Ryan still has political bug
By his own account, Tim Ryan, a Democrat who represented the Mahoning Valley in the U.S. House for 20 years, has achieved his ideal professional-personal life balance.
“I am so happy right now,” Ryan told me. “This is the happiest I’ve been personally and professionally in a long time so it’s hard to kind of change course.”
Yet he still hears the siren call of politics.
Ryan is making more money than he ever did as a lobbyist and working for a technology firm, gets to go on national television and write opinion pieces for Newsweek about his thoughts on politics. He has enough time to be home with his family, coaching his son Brady’s football team and was head coach of his basketball team.
He sold his Howland house in July 2023 and purchased a $1.27 million house in Plain City in Union County, near Columbus, in order to be better located for his job as chief global business development officer for Zoetic Global, a technology firm focusing on environmental and economic issues. He’s also a lot closer to a major airport, allowing him to travel.
Heated, a website that writes about the climate from a progressive point of view, recently reported that Ryan’s firm, Wuzzy Enterprises LLC, which operates out of his home, received $246,943 for “public relations services” in 2023 from a part-time job he has with Natural Allies for Clean Energy Future. Natural Allies is a lobbying firm that promotes natural gas and is funded by several major natural gas companies. Ryan was hired in January 2023 to the organization’s leadership council to promote natural gas.
In his best year in Congress, Ryan made $174,000 — and Natural Allies is just one of his jobs.
Ryan also serves as co-chair of the Bitcoin Policy Institute’s BPI Action, an organization that lobbies Congress in support of bitcoin.
While in Congress, Ryan was a vocal proponent of natural gas and bitcoin.
Ryan gets to go on national cable news shows regularly to discuss what he sees as the problems with the Democratic Party — as well as throw in plugs for natural gas and cryptocurrency.
He writes for Newsweek with his latest opinion piece recommending the Democratic National Committee move its headquarters from Washington, D.C., to Youngstown.
Despite Ryan’s overall happiness being at its highest level in a long time and his general dissatisfaction with the Democratic Party, he still has the itch to get back into politics, knowing it would take time away from his family.
“I love politics and public policy so I’m never going to rule it out,” he said. “Money was never a big driver for me. It was always about the service, so we’ll see what the future holds. But I’m not ruling anything out.”
Ryan specifically mentioned to me the possibility of running for governor in 2026 and that people are calling him asking him to again run for president in 2028. Ryan briefly ran for president in 2019, dropping out before the primaries the following year because of poor fundraising and low polling numbers.
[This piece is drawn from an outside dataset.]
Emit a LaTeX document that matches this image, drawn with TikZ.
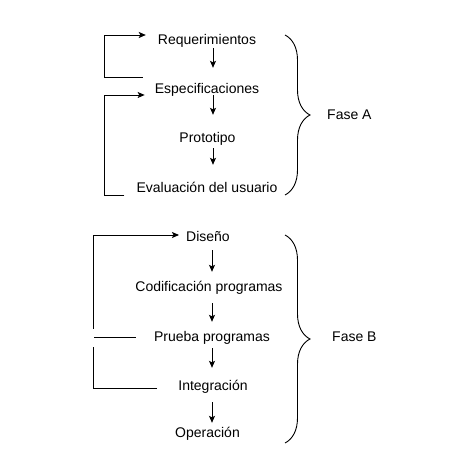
\documentclass[tikz,border=0pt]{standalone}
\usepackage{fontspec}
\setmainfont{Liberation Sans}
\usetikzlibrary{arrows.meta}
\usetikzlibrary{decorations.pathreplacing}
\tikzset{
    stage_node/.style = {align=center, inner sep=0pt, text height=11pt, text depth=1pt, font=\fontsize{14}{16}\selectfont},
    phase_node/.style = {stage_node, anchor=west},
    flow/.style = {->, line width=0.9pt},
    back_line/.style = {-, line width=0.9pt},
    phase_brace/.style = {decorate, decoration={brace, amplitude=25pt}, line width=0.9pt}
}

\begin{document}
\begin{tikzpicture}[x=1pt, y=1pt, >={Stealth[length=7pt, width=6pt, inset=1.5pt]}]
    \useasboundingbox (0,0) rectangle (450,456);
    \coordinate (ax) at (213,0);
    \coordinate (bx) at (212,0);

    % fase A
    \node [stage_node] (req) at (207,416) {Requerimientos};
    \node [stage_node] (esp) at (207,367) {Especificaciones};
    \node [stage_node] (pro) at (207.5,318) {Prototipo};
    \node [stage_node] (eva) at (207,268) {Evaluación del usuario};

    \draw [flow, shorten <=2pt, shorten >=15pt] (req.south -| ax) -- (esp.north -| ax);
    \draw [flow, shorten >=17pt] (esp.south -| ax) -- (pro.north -| ax);
    \draw [flow, shorten <=4pt, shorten >=17pt] (pro.south -| ax) -- (eva.north -| ax);

    \draw [flow] ([xshift=-12pt, yshift=12pt]esp.west) -| ([xshift=-53pt, yshift=5pt]req.west)
        -- ([xshift=-12pt, yshift=5pt]req.west);
    \draw [flow] ([xshift=-12pt, yshift=-7pt]eva.west) -| ([xshift=-50pt, yshift=-6pt]esp.west)
        -- ([xshift=-10pt, yshift=-6pt]esp.west);

    \draw [phase_brace] (285,421) -- (285,261);
    \node [phase_node] (faseA) at (327,341) {Fase A};

    % fase B
    \node [stage_node] (dis) at (208,219) {Diseño};
    \node [stage_node] (cod) at (209,169) {Codificación programas};
    \node [stage_node] (pru) at (212,119) {Prueba programas};
    \node [stage_node] (int) at (213,70) {Integración};
    \node [stage_node] (ope) at (207.5,23) {Operación};

    \draw [flow, shorten <=7pt, shorten >=9pt] (dis.south -| bx) -- (cod.north -| bx);
    \draw [flow, shorten <=10pt, shorten >=9pt] (cod.south -| bx) -- (pru.north -| bx);
    \draw [flow, shorten <=5pt, shorten >=12pt] (pru.south -| bx) -- (int.north -| bx);
    \draw [flow, shorten <=10pt, shorten >=4pt] (int.south -| bx) -- (ope.north -| bx);

    \draw [back_line] ([xshift=-18pt]pru.west) -- ([xshift=-60pt]pru.west);
    \draw [back_line] ([xshift=-21pt, yshift=-2pt]int.west) -| ([xshift=-60pt, yshift=-10pt]pru.west);
    \draw [flow] ([xshift=-60pt, yshift=8pt]pru.west) |- ([xshift=-7pt, yshift=2pt]dis.west);

    \draw [phase_brace] (285,221) -- (285,13);
    \node [phase_node] (faseB) at (332,119) {Fase B};
\end{tikzpicture}
\end{document}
He said he doesn’t plan to run for president, but he made it a point to tell me he gets calls.
Ryan sees the national landscape as well as what’s happened in Ohio, saying the Democratic Party “is on life support. Many of them just don’t know it yet.”
He calls the Democratic brand “toxic” and the “party is so screwed up” in need of “a whole reboot and rebrand.”
The criticism of the party isn’t endearing Ryan to Democrats so it seems strange that he would consider running for governor. Also take into consideration that Republicans have controlled every statewide office dating to the 2010 election. There hasn’t been a single Democrat that has won a statewide executive branch race since 2008.
Since Republican legislators passed a law that took effect with the 2022 election to use party labels for Ohio Supreme Court candidates on the general election ballot, Democratic candidates have lost all six of those races.
Sherrod Brown, a Democrat elected senator in 2006, 2012 and 2018, was defeated last month by Republican Bernie Moreno. He lost Mahoning and Trumbull counties, which he long relied on to carry him to victories statewide.
There are a few Democrats looking to run for statewide office in 2026, but the party’s bench is not deep while several of the Republican candidates who will be seeking those positions have already won at least two statewide races.
Ryan’s support declined during the last two times he ran for Congress, and he lost Trumbull, which was his home county at the time, in the 2020 election.
In the 2022 Senate race, Ryan lost by 6.1% to Republican J.D. Vance. It was the best showing of any Democrat running statewide on the ticket, but the rest of the party’s candidates were exceptionally weak.
Also, Ryan lost both Mahoning and Trumbull counties in that Senate election.
Skolnick covers politics for the Tribune Chronicle and The Vindicator.